“A soothsayer bids you beware the Ides of March.”
— Julius Caesar by William Shakespeare
We failed to acknowledge Pi Day yesterday… so we’ll be damned if we’ll let the Ides of March go by without comment.
While best known as the date of Julius Caesar’s assasination, the Ides once represented the first full moon of the year under the ancient Roman lunar calendar. One tradition of the time was to dress an old man in animal skins, then taunt and beat him until he left the city — symbolically casting out the old year.
The Ides were also the day of the month that debts needed to be paid. Hmn. How can we get Congress to revive these ancient traditions and apply them to our own government?
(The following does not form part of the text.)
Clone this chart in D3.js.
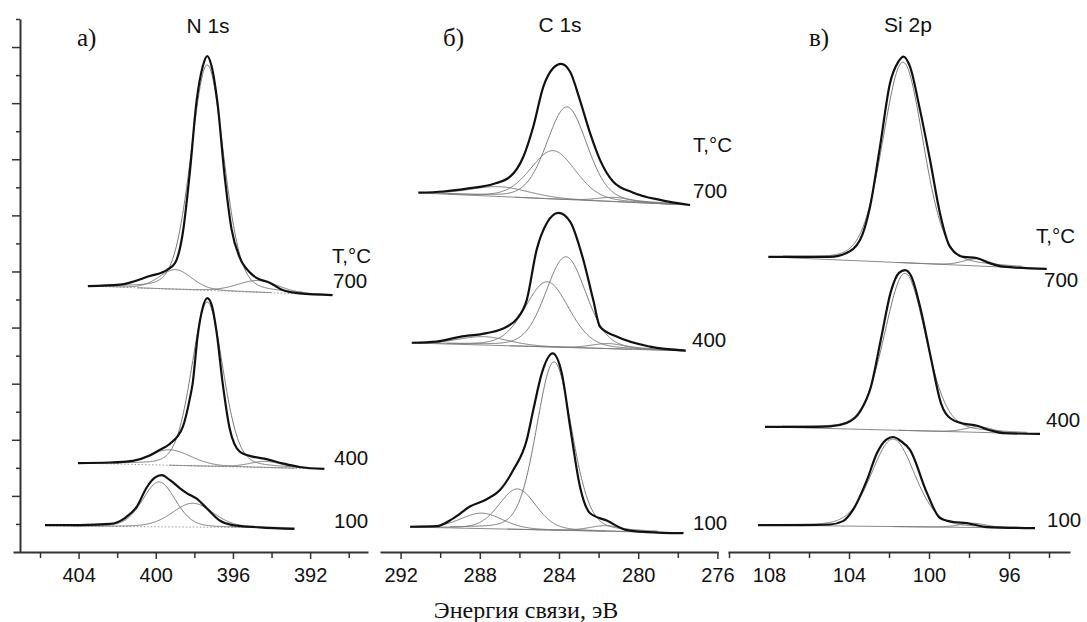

No matter. It’s already ominous enough that this year’s Ides of March precede the next Federal Reserve meeting. The Fed’s biggest client — the U.S. government — has borrowed so much money that it’ll be a cold day in Hades before they do anything but roll that debt over.
Here’s a more immediate question: Will Chairman Jerome Powell and his compatriots at the Fed dare to raise interest rates as expected? Increase the costs of borrowing money and shout “last call’ on Wall Street’s champagne and caviar fest? What about the paycheck-to-paycheck middle class who are dependent on the equity in the over-leveraged house to plan for retirement? Will they have to the cajones to smack them down too?
The over/under is they’ll back down on hikes… and blame Russia. Heh.
For an idea of how bad things could get, look at Argentina — currently home to my friend and frequent Wiggin Session guest Joel Bowman.
During our latest conversation — which we’ve posted online today — Joel discusses the out-of-control inflation he’s experiencing first-hand. While at a restaurant he ordered a bottle of wine off a digital menu… only to be told it would be 50% more expensive than the list price because they’d just updated the menus.
He also shares stories about the “black market” currency exchanges, where the locals are willing to pay a premium for U.S. dollars. As much as 200% more..
“Interestingly,” he tells me, “they pay different rates for bills of different denominations.” You might be surprised to learn which bills are worth the most. While the transactions are technically illegal, the government “appoints policemen to stand out in front of them to let foreigners know that they’re safe.”
Can’t happen here in the U.S., right? Historically, that’s correct. But then, at the turn of the 20th century there was a popular adage: “Rich as an Argentine.” It lacks the same meaning after a hundred years of military juntas and mismanagement of the national scrip.
You can catch our full interview with Joel Bowman, right here.
In this Session, Joel and I also touch on the futility of trade sanctions… the potential demonization of cryptocurrencies… and the rise of weaponised money.
As a bonus, the always gregarious gentleman shares a few anecdotes, insights and ideas from his journeys around the world, including bearing witness to a convoy of armored vehicles in the autonomous zone in Trinestria, Ukraine, with his 3-year old daughter in tow.
Just click on the photo above to see the whole thing. It’s worth a listen.
Follow your bliss,
Founder, The Wiggin Sessions
P.S. “When sanctions were first announced,” reader David J. says, “and football clubs and sports stars were opining that all Russians should be persona non grata and the rest of the Western world were piling on Russia and on the Russian people in general.
“I asked myself: how do these actions and words differ from police racial profiling? I couldn’t come up with a cogent reply other than that the West is going bigger and grander by profiling on an international scale.”
“Perhaps Kanan or Addison can expound on my niggling little question to enlighten my ignorance.”
Speaking for myself, I have a similar niggler: when the DEA or FBI catch drug dealers and criminals, then repossess their “ill-begotten” gains, why do they get to add the booty to their operating budgets?
We’ll have to wait for Kanan’s response.